Where Reverse Mortgage Money Comes From
The money you will receive when you apply for a reverse mortgage will come from the equity in your home. Contrary to popular belief, the equity of your home is not always its exact worth. It is the value after certain expenses like existing mortgages are calculated. Additionally, even once your reverse mortgage lender establishes the current equity of your home you cannot borrow that full amount. You will only be given access to a portion of the equity as ready cash in the form of a reverse mortgage. The reason some equity will be inaccessible is because laws have been put into place preventing full amount loans.
Other Ways to Receive Reverse Mortgage Payments
Although the common way to receive reverse mortgage money is at an ongoing, steady rate, you do have other options. One is that you can obtain a lump payment one time. Such a large payment can be handy if you encounter a major emergency or have lofty retirement plans. For example, if you intend to take a major vacation you might need a large amount of money. A similar situation can arise if you intend to put an addition on your home.
A third alternative is to apply for something called a home equity line of credit. As the name suggests, it is a line of credit you can take out against the equity in your home.
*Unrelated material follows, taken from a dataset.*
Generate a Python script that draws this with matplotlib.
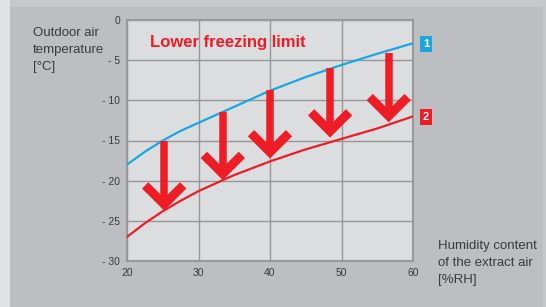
import numpy as np
import matplotlib
matplotlib.use('Agg')
import matplotlib.pyplot as plt
from matplotlib.patches import Rectangle

plt.rcParams['font.family'] = ['Liberation Sans', 'DejaVu Sans']

# humidity of extract air [%RH] and freezing limits [°C]
humidity = [20, 22.5, 25, 27.5, 30, 35, 40, 45, 50, 55, 60]
limit_1 = [-18, -16.4, -15, -13.8, -12.8, -10.8, -8.8, -7.1, -5.6, -4.2, -2.9]
limit_2 = [-27, -25.3, -23.8, -22.5, -21.3, -19.3, -17.6, -16.1, -14.8, -13.5, -12]

# arrows from limit 1 down to limit 2
arrow_x = [25.2, 33.4, 40.0, 48.4, 56.6]
arrow_top = [-15.1, -11.4, -8.7, -6.0, -4.1]
arrow_tip = [-23.7, -19.9, -17.2, -14.6, -12.7]

x_ticks = [20, 30, 40, 50, 60]
y_ticks = [0, -5, -10, -15, -20, -25, -30]
y_ticklabels = ['0', '- 5', '- 10', '- 15', '- 20', '- 25', '- 30']

blue = '#1aa7e0'
red = '#ee1c25'
text_c = '#3a3a3a'

fig = plt.figure(figsize=(5.46, 3.07), dpi=100)
fig.patch.set_facecolor('#c6c9cc')
fig.patches.append(Rectangle((0, 0), 10 / 546, 1, transform=fig.transFigure,
                             facecolor='#e0e2e3', edgecolor='none', zorder=-2))
fig.patches.append(Rectangle((10 / 546, 0), 533 / 546, 300 / 307,
                             transform=fig.transFigure,
                             facecolor='#bdbec2', edgecolor='none', zorder=-1))

ax = fig.add_axes([127 / 546, 46 / 307, 286 / 546, 241 / 307])
ax.set_facecolor('#dcdddf')
ax.set_xlim(20, 60)
ax.set_ylim(-30, 0)
ax.set_xticks(x_ticks)
ax.set_yticks(y_ticks)
ax.set_yticklabels(y_ticklabels)
ax.tick_params(length=0, labelsize=7.5, colors=text_c, pad=5)
ax.grid(True, color='#969696', linewidth=1.0)
ax.set_axisbelow(True)
for s in ax.spines.values():
    s.set_color('#999999')
    s.set_linewidth(1.5)

ax.plot(humidity, limit_1, color=blue, lw=1.6, zorder=3)
ax.plot(humidity, limit_2, color=red, lw=1.6, zorder=3)

# arrows: thick shaft + chevron head, sized in pixels
fig.canvas.draw()
to_px = ax.transData
to_data = ax.transData.inverted()
for x, y0, y1 in zip(arrow_x, arrow_top, arrow_tip):
    px, py_top = to_px.transform((x, y0))
    _, py_tip = to_px.transform((x, y1))
    shaft = to_data.transform([(px, py_top), (px, py_tip + 8)])
    ax.plot(shaft[:, 0], shaft[:, 1], color=red, lw=5.4,
            solid_capstyle='butt', zorder=4)
    head = to_data.transform([(px - 19, py_tip + 25), (px, py_tip + 6),
                              (px + 19, py_tip + 25)])
    ax.plot(head[:, 0], head[:, 1], color=red, lw=6.4,
            solid_capstyle='butt', solid_joinstyle='miter', zorder=4)

ax.text(0.08, 0.905, 'Lower freezing limit', transform=ax.transAxes,
        color=red, fontsize=12, fontweight='bold', va='center', ha='left')

# curve labels
fig.text(426 / 546, 1 - 44 / 307, '1', color='white', fontsize=8,
         fontweight='bold', ha='center', va='center',
         bbox=dict(boxstyle='square,pad=0.25', fc=blue, ec='none'))
fig.text(426 / 546, 1 - 117 / 307, '2', color='white', fontsize=8,
         fontweight='bold', ha='center', va='center',
         bbox=dict(boxstyle='square,pad=0.25', fc=red, ec='none'))

fig.text(33 / 546, 1 - 27 / 307, 'Outdoor air\ntemperature\n[°C]',
         color=text_c, fontsize=9.5, ha='left', va='top', linespacing=1.55)
fig.text(438 / 546, 1 - 240 / 307, 'Humidity content\nof the extract air\n[%RH]',
         color=text_c, fontsize=9.5, ha='left', va='top', linespacing=1.55)

fig.savefig('out.png', dpi=100, facecolor=fig.get_facecolor())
Setting up a reverse mortgage in such a way will allow you to request the amounts of money you need as you need them. However, a limit will be placed on the amount you can borrow in the same way that monthly installments or lump sums will be limited. The limits change occasionally based on current laws and economic circumstances.
How Reverse Mortgages and Home Equity Conversion Mortgage (HECMs) Differ
If you have heard of a home equity conversion mortgage (HECM) but don’t know what it is, the answer is that it is a reverse mortgage. The two names are used somewhat interchangeably. The only major distinction is that HECMs are typically offered by government organizations. Loans you can get from private local lenders typically do not go by that name. However, the typical terms of both are identical. Both are also often referred to as reverse loans or reverse home loans. Therefore, if you want government assistance with your mortgage during retirement you should look specifically for an HECM. But if you opt for a local loan you may not hear that term used.
If you are looking into reverse mortgages, I hope you have found this guest post useful – I certainly feel like I have learnt a lot!